=== MATERIAL TO PROCESS ===
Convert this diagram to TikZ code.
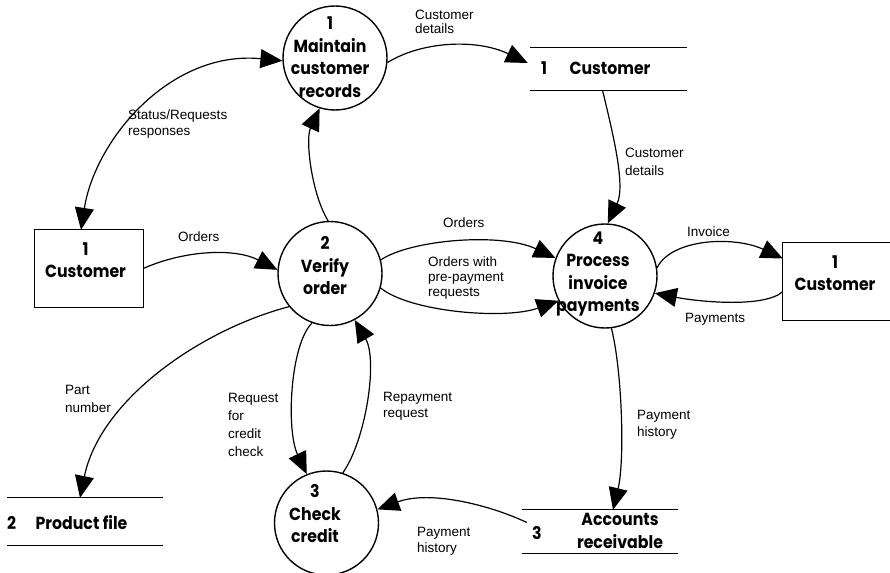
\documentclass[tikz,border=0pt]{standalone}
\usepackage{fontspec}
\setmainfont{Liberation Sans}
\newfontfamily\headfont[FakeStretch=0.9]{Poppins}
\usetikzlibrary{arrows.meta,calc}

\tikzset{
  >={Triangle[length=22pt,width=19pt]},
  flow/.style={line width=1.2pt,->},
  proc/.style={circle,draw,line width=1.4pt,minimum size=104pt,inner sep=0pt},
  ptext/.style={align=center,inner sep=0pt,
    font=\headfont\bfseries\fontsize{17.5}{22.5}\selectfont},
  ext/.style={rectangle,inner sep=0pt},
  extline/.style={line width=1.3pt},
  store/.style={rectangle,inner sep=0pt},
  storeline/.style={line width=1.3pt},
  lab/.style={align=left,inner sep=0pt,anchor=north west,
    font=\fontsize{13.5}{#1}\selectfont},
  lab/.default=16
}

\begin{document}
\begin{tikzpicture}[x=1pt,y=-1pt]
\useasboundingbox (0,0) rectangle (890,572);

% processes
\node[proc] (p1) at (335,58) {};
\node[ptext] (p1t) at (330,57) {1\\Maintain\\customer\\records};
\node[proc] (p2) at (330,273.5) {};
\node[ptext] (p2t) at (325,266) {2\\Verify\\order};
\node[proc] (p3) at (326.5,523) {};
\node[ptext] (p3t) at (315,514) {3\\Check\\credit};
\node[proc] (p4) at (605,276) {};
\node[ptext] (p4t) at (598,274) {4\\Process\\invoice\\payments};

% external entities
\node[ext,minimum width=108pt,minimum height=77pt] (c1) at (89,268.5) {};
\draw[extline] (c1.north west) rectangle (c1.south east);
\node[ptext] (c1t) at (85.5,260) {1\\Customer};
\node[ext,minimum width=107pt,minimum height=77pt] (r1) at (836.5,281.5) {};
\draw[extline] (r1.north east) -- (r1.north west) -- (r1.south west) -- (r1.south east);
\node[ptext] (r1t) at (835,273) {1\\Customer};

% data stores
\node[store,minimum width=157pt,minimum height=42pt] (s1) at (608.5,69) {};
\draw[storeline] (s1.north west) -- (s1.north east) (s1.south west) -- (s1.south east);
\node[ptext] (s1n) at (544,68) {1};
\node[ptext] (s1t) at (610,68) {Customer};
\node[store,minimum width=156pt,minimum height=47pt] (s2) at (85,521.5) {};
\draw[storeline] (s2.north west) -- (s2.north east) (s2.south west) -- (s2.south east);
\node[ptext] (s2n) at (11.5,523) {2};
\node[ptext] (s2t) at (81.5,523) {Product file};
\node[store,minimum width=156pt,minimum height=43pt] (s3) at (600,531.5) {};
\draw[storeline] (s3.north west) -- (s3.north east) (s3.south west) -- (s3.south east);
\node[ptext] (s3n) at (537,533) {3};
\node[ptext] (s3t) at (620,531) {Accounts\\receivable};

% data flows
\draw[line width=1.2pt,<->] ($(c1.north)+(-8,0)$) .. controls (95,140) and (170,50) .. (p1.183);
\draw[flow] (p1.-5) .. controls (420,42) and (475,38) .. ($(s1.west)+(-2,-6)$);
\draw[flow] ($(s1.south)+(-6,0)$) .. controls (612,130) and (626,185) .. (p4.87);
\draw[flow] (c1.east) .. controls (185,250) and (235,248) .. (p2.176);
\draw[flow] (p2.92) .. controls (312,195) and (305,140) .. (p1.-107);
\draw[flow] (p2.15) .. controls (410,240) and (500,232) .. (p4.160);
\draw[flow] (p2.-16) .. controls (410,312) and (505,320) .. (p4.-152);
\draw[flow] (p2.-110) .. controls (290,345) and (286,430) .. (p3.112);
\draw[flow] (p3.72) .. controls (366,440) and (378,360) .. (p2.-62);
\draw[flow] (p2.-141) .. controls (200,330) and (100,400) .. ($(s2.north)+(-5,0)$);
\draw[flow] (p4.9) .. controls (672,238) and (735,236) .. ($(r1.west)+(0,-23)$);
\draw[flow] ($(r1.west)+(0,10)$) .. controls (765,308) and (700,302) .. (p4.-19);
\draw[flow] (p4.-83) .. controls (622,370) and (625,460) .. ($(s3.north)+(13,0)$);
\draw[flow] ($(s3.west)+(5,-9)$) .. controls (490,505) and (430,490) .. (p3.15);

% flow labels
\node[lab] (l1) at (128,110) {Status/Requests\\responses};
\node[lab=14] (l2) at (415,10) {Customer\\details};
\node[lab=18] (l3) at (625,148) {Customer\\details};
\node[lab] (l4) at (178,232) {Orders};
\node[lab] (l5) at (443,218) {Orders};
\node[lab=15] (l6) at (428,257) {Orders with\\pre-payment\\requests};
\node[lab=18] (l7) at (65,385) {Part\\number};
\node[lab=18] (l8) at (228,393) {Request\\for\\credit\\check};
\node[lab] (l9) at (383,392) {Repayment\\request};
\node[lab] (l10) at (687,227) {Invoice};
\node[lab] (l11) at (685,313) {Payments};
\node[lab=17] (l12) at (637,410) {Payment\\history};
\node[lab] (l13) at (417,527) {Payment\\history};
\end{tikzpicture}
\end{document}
--
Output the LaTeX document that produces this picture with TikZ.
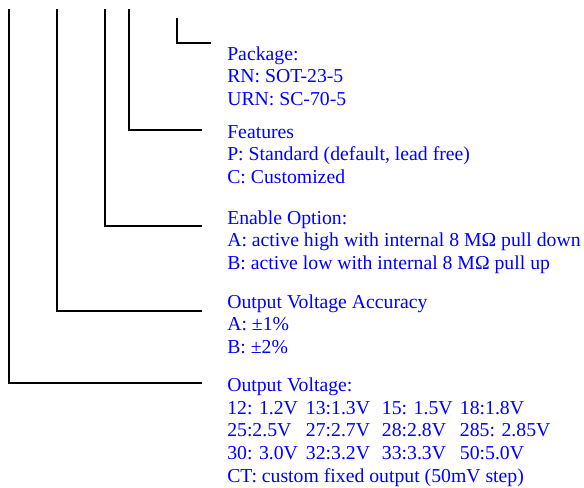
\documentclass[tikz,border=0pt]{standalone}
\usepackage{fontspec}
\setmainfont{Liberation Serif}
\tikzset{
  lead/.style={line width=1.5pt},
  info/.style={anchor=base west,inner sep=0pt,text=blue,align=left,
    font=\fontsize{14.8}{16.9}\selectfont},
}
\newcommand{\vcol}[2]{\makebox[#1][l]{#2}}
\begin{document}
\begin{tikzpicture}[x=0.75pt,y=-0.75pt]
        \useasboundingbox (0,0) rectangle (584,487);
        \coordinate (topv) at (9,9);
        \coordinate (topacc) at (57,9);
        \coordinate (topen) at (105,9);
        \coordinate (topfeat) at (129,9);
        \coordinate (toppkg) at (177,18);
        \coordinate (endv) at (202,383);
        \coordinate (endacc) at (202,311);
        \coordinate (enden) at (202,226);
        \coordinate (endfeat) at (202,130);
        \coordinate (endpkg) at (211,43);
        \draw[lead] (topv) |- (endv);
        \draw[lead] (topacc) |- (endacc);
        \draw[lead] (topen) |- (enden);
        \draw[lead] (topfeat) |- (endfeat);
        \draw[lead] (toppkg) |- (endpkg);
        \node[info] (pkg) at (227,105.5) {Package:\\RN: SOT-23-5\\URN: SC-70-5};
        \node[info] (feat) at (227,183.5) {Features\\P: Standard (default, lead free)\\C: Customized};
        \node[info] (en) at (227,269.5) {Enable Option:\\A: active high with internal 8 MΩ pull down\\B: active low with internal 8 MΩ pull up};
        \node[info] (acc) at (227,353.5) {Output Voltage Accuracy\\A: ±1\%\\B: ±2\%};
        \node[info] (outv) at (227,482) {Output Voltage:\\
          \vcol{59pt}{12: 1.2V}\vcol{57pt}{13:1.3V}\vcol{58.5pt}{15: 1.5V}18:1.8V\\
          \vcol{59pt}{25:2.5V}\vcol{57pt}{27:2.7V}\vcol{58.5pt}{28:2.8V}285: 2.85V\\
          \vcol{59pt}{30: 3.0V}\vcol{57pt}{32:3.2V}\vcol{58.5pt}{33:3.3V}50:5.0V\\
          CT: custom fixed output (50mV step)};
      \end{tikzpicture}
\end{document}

=== EXERCISE REQUIREMENTS ===
Starting at the line containing "Convert this diagram to TikZ code." and ending at the line containing "(p4t) at (598,274)", copy those lines exactly, both included, and nothing more. Leave out any picture.

=== WRITTEN SOLUTION ===
Convert this diagram to TikZ code.
\documentclass[tikz,border=0pt]{standalone}
\usepackage{fontspec}
\setmainfont{Liberation Sans}
\newfontfamily\headfont[FakeStretch=0.9]{Poppins}
\usetikzlibrary{arrows.meta,calc}

\tikzset{
  >={Triangle[length=22pt,width=19pt]},
  flow/.style={line width=1.2pt,->},
  proc/.style={circle,draw,line width=1.4pt,minimum size=104pt,inner sep=0pt},
  ptext/.style={align=center,inner sep=0pt,
    font=\headfont\bfseries\fontsize{17.5}{22.5}\selectfont},
  ext/.style={rectangle,inner sep=0pt},
  extline/.style={line width=1.3pt},
  store/.style={rectangle,inner sep=0pt},
  storeline/.style={line width=1.3pt},
  lab/.style={align=left,inner sep=0pt,anchor=north west,
    font=\fontsize{13.5}{#1}\selectfont},
  lab/.default=16
}

\begin{document}
\begin{tikzpicture}[x=1pt,y=-1pt]
\useasboundingbox (0,0) rectangle (890,572);

% processes
\node[proc] (p1) at (335,58) {};
\node[ptext] (p1t) at (330,57) {1\\Maintain\\customer\\records};
\node[proc] (p2) at (330,273.5) {};
\node[ptext] (p2t) at (325,266) {2\\Verify\\order};
\node[proc] (p3) at (326.5,523) {};
\node[ptext] (p3t) at (315,514) {3\\Check\\credit};
\node[proc] (p4) at (605,276) {};
\node[ptext] (p4t) at (598,274) {4\\Process\\invoice\\payments};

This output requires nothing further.